4) They might freeload by using space on other hosts and then deleting all the data they receive.
5) If a host leaves the system permanently, you need to detect that and replicate its data somewhere else. Also, how do you know whether it's leaving permanently or just logging off for a while?
#1 is easy, just encrypt the data. #2, #3, #4, and #5 are hard because data integrity is really important in a backup solution. You end up having to replicate the data all over the place to "ensure" that it'll be available when you need it, but then you've got the problem of having to donate more space than you receive to use the system. Plus, it's still not certain that your data will be available when you need it.
Basically what I'm trying to say is that it's a hard problem.
Nothing new here. Check out Berkeley's OceanStore project for an idea of a global storage solution impervious to local disasters.
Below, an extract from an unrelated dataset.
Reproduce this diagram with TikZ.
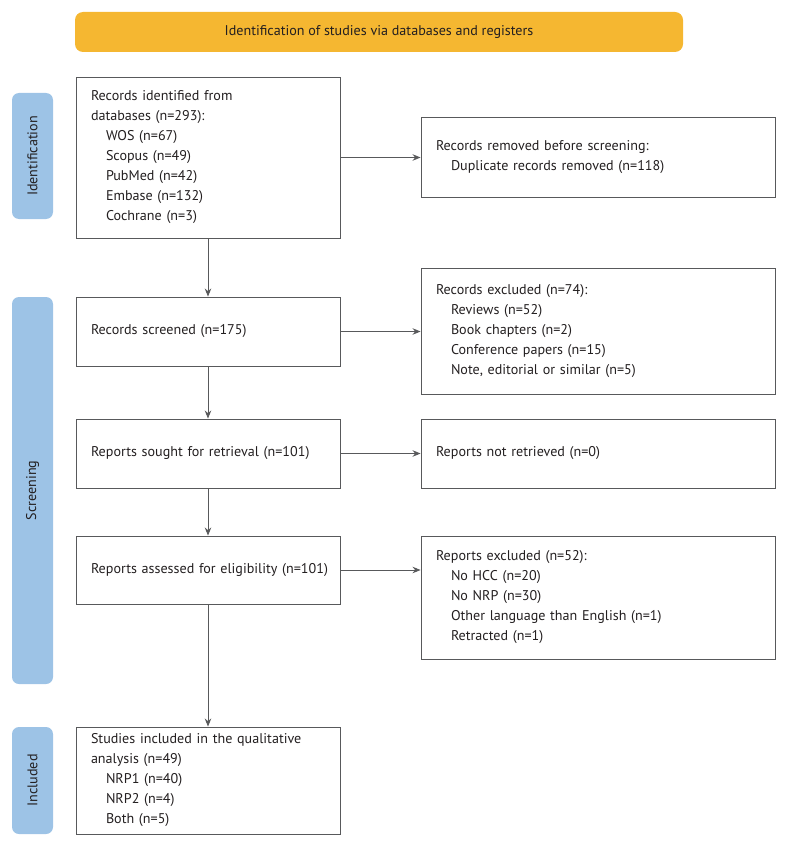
\documentclass[tikz,border=0pt]{standalone}
\usepackage{fontspec}
\setmainfont{PT Sans}
\usetikzlibrary{arrows.meta}
\definecolor{bannercol}{HTML}{F5B731}
\definecolor{sidecol}{HTML}{9DC3E6}
\definecolor{linecol}{HTML}{58595B}
\definecolor{txtcol}{HTML}{231F20}
\newcommand{\ind}{\hspace*{15pt}}
\hfuzz=20pt

\begin{document}
\begin{tikzpicture}[x=1pt,y=-1pt,
  font=\fontsize{14.1}{20}\selectfont, text=txtcol,
  box/.style={draw=linecol,line width=0.9pt,align=left,inner xsep=15pt,inner ysep=0pt},
  lbox/.style={box,text width=234pt},
  rbox/.style={box,text width=324pt},
  side/.style={fill=sidecol,rounded corners=7pt,minimum width=41pt,rotate=90,inner sep=0pt},
  arr/.style={draw=linecol,line width=0.9pt,-{Stealth[length=8pt,width=6.5pt]}}]
\useasboundingbox (0,0) rectangle (789,848);
% banner and phases
\node[fill=bannercol,rounded corners=8pt,minimum width=608pt,minimum height=40pt] (banner) at (379,32) {Identification of studies via databases and registers};
\node[side,minimum width=126pt,minimum height=41pt] (ident) at (32.5,156) {Identification};
\node[side,minimum width=387pt,minimum height=41pt] (screen) at (32.5,490.5) {Screening};
\node[side,minimum width=107pt,minimum height=41pt] (incl) at (32.5,780.5) {Included};
% left column
\node[lbox,minimum height=161pt] (ident1) at (208,157.5) {Records identified from\\databases (n=293):\\\ind WOS (n=67)\\\ind Scopus (n=49)\\\ind PubMed (n=42)\\\ind Embase (n=132)\\\ind Cochrane (n=3)};
\node[lbox,minimum height=69pt] (screened) at (208,331.5) {Records screened (n=175)};
\node[lbox,minimum height=69pt] (sought) at (208,453.5) {Reports sought for retrieval (n=101)};
\node[lbox,minimum height=68pt] (assessed) at (208,570) {\mbox{Reports assessed for eligibility (n=101)}};
\node[lbox,minimum height=107pt] (included) at (208,780.5) {Studies included in the qualitative\\analysis (n=49)\\\ind NRP1 (n=40)\\\ind NRP2 (n=4)\\\ind Both (n=5)};
% right column
\node[rbox,minimum height=80pt] (removed) at (598,157) {Records removed before screening:\\\ind Duplicate records removed (n=118)};
\node[rbox,minimum height=126pt] (excl) at (598,331) {Records excluded (n=74):\\\ind Reviews (n=52)\\\ind Book chapters (n=2)\\\ind Conference papers (n=15)\\\ind Note, editorial or similar (n=5)};
\node[rbox,minimum height=69pt] (notret) at (598,453.5) {Reports not retrieved (n=0)};
\node[rbox,minimum height=123pt] (repexcl) at (598,597.5) {Reports excluded (n=52):\\\ind No HCC (n=20)\\\ind No NRP (n=30)\\\ind Other language than English (n=1)\\\ind Retracted (n=1)};
% connectors
\draw[arr] (ident1) -- (screened);
\draw[arr] (screened) -- (sought);
\draw[arr] (sought) -- (assessed);
\draw[arr] (assessed) -- (included);
\draw[arr] (ident1.east) -- (ident1.east -| removed.west);
\draw[arr] (screened.east) -- (screened.east -| excl.west);
\draw[arr] (sought.east) -- (sought.east -| notret.west);
\draw[arr] (assessed.east) -- (assessed.east -| repexcl.west);
\end{tikzpicture}
\end{document}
Looks like he might like Pastiche.
An equivalent idea was proposed in about 1982, at the dawn of the internet. Simply tar your filesystem, then email the tar to yourself along a lengthy old-style routing chain. If you need your data back, just wait for the email to arrive and untar it. You could tune the recovery latency by adjusting the routing chain. Of course, over dialup uucp, even one-node-out-and-back path could result in a two day latency.
Man, those were the days.
When all you have is a hammer, everything looks like a skull.
Error correction gets a lot more sophisticated than checksums, you know. You can make a Reed-Solomon codec for 8-bit code words with 255 byte encoded blocks having any even number of parity bytes, and the way optimal RS codes work is that you can recover the original data as long as the number of missing code words plus twice the number of corrupted code words is less than the number of parity code words you chose.
So, you divide your data into chunks 225 bytes long. Each byte in a chunk goes to a different peer, and each of the 30 parity bytes also goes to a different peer. Then, even if a dozen peers have simultaneously unsubscribed or crashed and their shares haven't been replicated on new peers yet, you can still recover all your data from the shares that remain.
What if the martians invade the moon? WHERES YOUR DATA NOW! PUNK!